Proto-Indo-European Roots

Root/Stem: *wé-, wei- 
Meanings:  we, us
Related to: Greek - not found, replaced by 'hmeis; Homer also uses several forms with n- cognate to Celto-Italic
Italic - not found, replaced by nos, nob-
Common Celtic - not found, replaced by *s-nés, cognate to Italic
Tocharic wes - we; wu (masc.), we (fem.) - we two
Avestan - we two, vaém - we
Sanskrit vayam - we
Albanian - not found, replaced by ne, cognate to Italo-Celtic
Hittite wes' - we
Common Germanic *wetu, *witu - we two, *wé - we; > 
Gothic wit, Old English wit - we two 
Old English - we, Old Norse ver
Common Baltic *vedu - we two, Lithuanian vedu (fem) - we two
Common Slavic *vé - we two, Czech ve
Notes: It seems that there were two different stems in Proto-Indo-European for this personal pronoun "we". They were *mes (preserved in Slavic, Baltic, Armenian, partly in Celtic), and this *wei-. Their difference is not clear yet, but some linguists suggest that *wei- denoted "we, me and you", while *mes meant "we, me and him". 

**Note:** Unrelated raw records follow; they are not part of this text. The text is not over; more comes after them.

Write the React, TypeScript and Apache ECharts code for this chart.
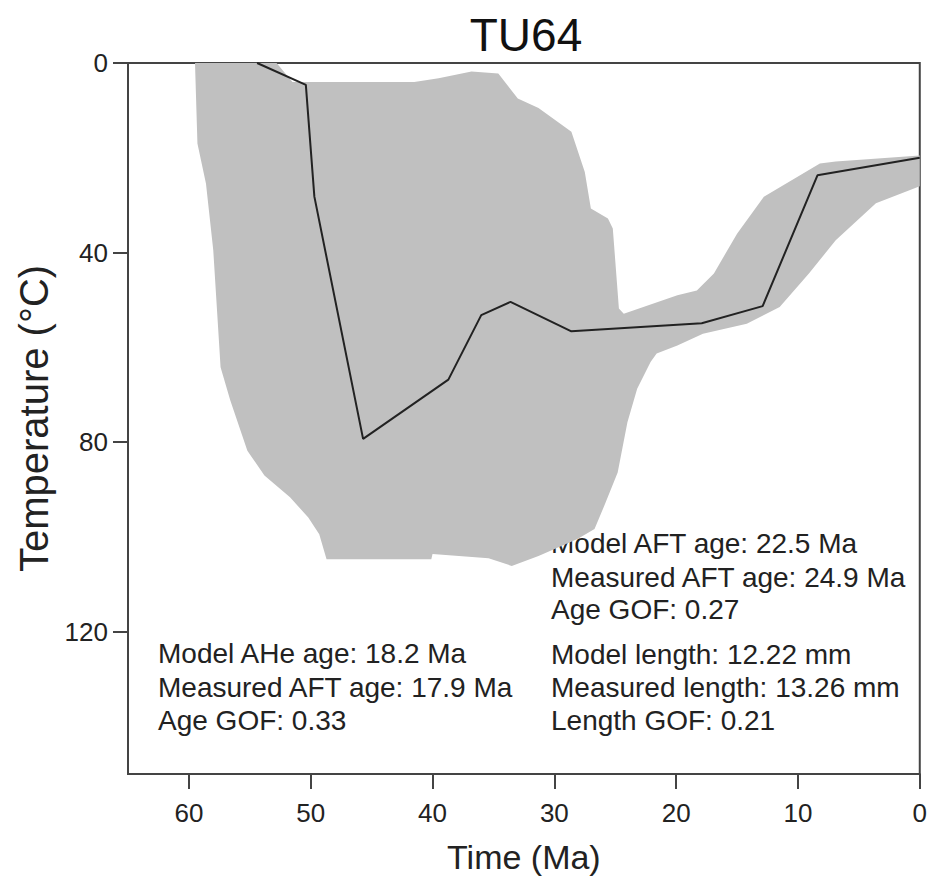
import React, { useEffect, useRef } from "react";
import * as echarts from "echarts";

const FONT = "'Liberation Sans', Arial, sans-serif";

// best-fit time-temperature path (age in Ma, temperature in °C)
const pathAges = [54.4, 50.4, 49.7, 45.7, 38.7, 36.0, 33.6, 28.6, 17.9, 12.9, 8.4, 0];
const pathTemps = [0, 4.6, 28.2, 79.3, 66.8, 53.2, 50.4, 56.6, 54.9, 51.3, 23.7, 20];

// envelope of acceptable paths: upper edge (coolest), left to right
const envUpperAges = [59.5, 52.8, 51.5, 41.5, 39.5, 36.8, 34.6, 33.0, 31.3, 28.6, 27.5, 27.0, 25.6, 25.2, 24.7, 24.3, 19.9, 18.3, 16.9, 15.0, 12.8, 8.2, 6.9, 0];
const envUpperTemps = [0, 0, 4.0, 4.0, 3.2, 1.8, 2.2, 7.5, 9.5, 14.5, 23, 30.7, 32.8, 34.9, 51.8, 52.9, 49, 48, 44.4, 36, 28.2, 21.2, 20.8, 19.5];
// lower edge (hottest), right to left, then up the left side
const envLowerAges = [0, 3.6, 6.9, 9.1, 11.5, 14.2, 17.8, 19.9, 21.6, 22.1, 23.2, 24.0, 24.8, 25.9, 26.7, 28.1, 31.3, 33.5, 35.4, 40.0, 40.1, 48.7, 49.3, 50.2, 51.7, 53.8, 55.2, 56.6, 57.4, 58.0, 58.6, 59.3];
const envLowerTemps = [26, 29.6, 37.4, 44.4, 51.5, 55, 57.1, 59.6, 61.3, 63.1, 68.7, 75.8, 86.4, 93.4, 98.3, 100.4, 104, 106.1, 104.5, 103.6, 104.7, 104.7, 99.4, 95.9, 91.6, 87, 81.8, 71.2, 64.2, 39.5, 25.4, 17];

const xTicks = [0, 10, 20, 30, 40, 50, 60];
const yTicks = [0, 40, 80, 120];

const leftNotes = ["Model AHe age: 18.2 Ma", "Measured AFT age: 17.9 Ma", "Age GOF: 0.33"];
const rightUpperNotes = ["Model AFT age: 22.5 Ma", "Measured AFT age: 24.9 Ma", "Age GOF: 0.27"];
const rightLowerNotes = ["Model length: 12.22 mm", "Measured length: 13.26 mm", "Length GOF: 0.21"];

export default function App() {
  const ref = useRef<HTMLDivElement>(null);
  useEffect(() => {
    document.body.style.margin = "0";
    if (!ref.current) return;
    const chart = echarts.init(ref.current, undefined, { renderer: "svg" });

    const pathData = pathAges.map((a, i) => [a, pathTemps[i]]);
    const envelope = [
      ...envUpperAges.map((a, i) => [a, envUpperTemps[i]]),
      ...envLowerAges.map((a, i) => [a, envLowerTemps[i]]),
    ];

    const noteText = (lines: string[], x: number, ys: number[]) =>
      lines.map((t, i) => ({
        type: "text",
        x,
        y: ys[i],
        silent: true,
        style: {
          text: t,
          fill: "#222",
          font: `28px ${FONT}`,
          align: "left",
          verticalAlign: "middle",
        },
      }));

    chart.setOption({
      animation: false,
      backgroundColor: "#ffffff",
      title: {
        text: "TU64",
        left: 526,
        top: 12,
        padding: 0,
        textAlign: "center",
        textStyle: { fontSize: 46, fontWeight: "normal", color: "#111", fontFamily: FONT },
      },
      grid: {
        left: 128,
        right: 5,
        top: 63,
        bottom: 107,
        show: true,
        borderColor: "#444",
        borderWidth: 2,
        backgroundColor: "transparent",
      },
      xAxis: {
        type: "value",
        min: 0,
        max: 65,
        interval: 10,
        inverse: true,
        axisLine: { show: true, onZero: false, lineStyle: { color: "#444", width: 2 } },
        axisTick: { show: true, length: 15, customValues: xTicks, lineStyle: { color: "#444", width: 2 } },
        axisLabel: { customValues: xTicks, margin: 26, fontSize: 26, color: "#222", fontFamily: FONT },
        splitLine: { show: false },
        name: "Time (Ma)",
        nameLocation: "middle",
        nameGap: 66,
        nameTextStyle: { fontSize: 34, color: "#222", fontFamily: FONT },
      },
      yAxis: {
        type: "value",
        min: 0,
        max: 150,
        interval: 40,
        inverse: true,
        axisLine: { show: true, onZero: false, lineStyle: { color: "#444", width: 2 } },
        axisTick: { show: true, length: 15, customValues: yTicks, lineStyle: { color: "#444", width: 2 } },
        axisLabel: { customValues: yTicks, margin: 20, fontSize: 26, color: "#222", fontFamily: FONT },
        splitLine: { show: false },
        name: "Temperature (°C)",
        nameLocation: "middle",
        nameGap: 70,
        nameTextStyle: { fontSize: 40, color: "#222", fontFamily: FONT },
      },
      series: [
        {
          type: "custom",
          silent: true,
          z: 1,
          data: envelope,
          renderItem: (params: any, api: any) => {
            if (params.dataIndex !== 0) return null;
            return {
              type: "polygon",
              shape: { points: envelope.map((p) => api.coord(p)) },
              style: { fill: "#c0c0c0", stroke: "none" },
            };
          },
        },
        {
          type: "line",
          z: 3,
          data: pathData,
          symbol: "none",
          lineStyle: { color: "#222", width: 2 },
          silent: true,
        },
      ],
      graphic: [
        ...noteText(leftNotes, 158, [653, 687, 720]),
        ...noteText(rightUpperNotes, 551, [543, 577, 609]),
        ...noteText(rightLowerNotes, 551, [654, 687, 720]),
      ],
    });

    return () => chart.dispose();
  }, []);

  return <div ref={ref} style={{ width: 930, height: 881 }} />;
}
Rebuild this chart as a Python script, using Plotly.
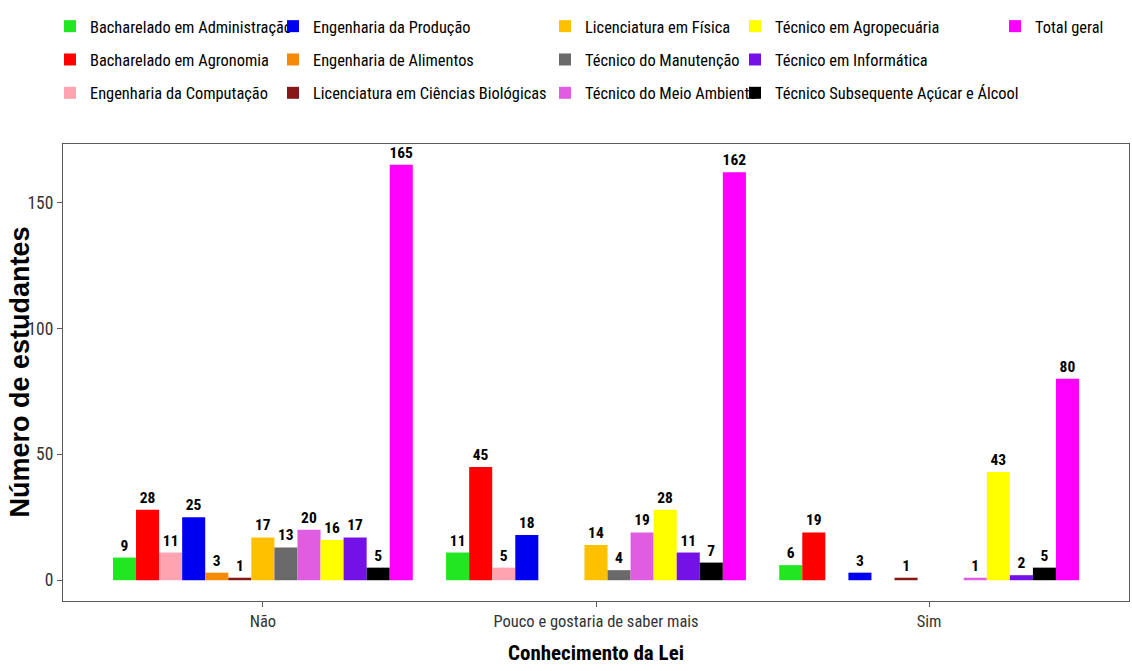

According to such a distinction, the first was called inclusive, the second exclusive personal pronoun. First all Indo-European dialects kept and used both stems, but then the category inclusiveness disappears, and languages had to choose between two variants for "we". Slavic and Baltic acquired both - the first for dual, the second for plural. 
The third stem, maybe just dialectal, which did not exist in the Proto-language, is *ne-, no-, seen in Italic, Celtic, Albanian and in several Germanic languages.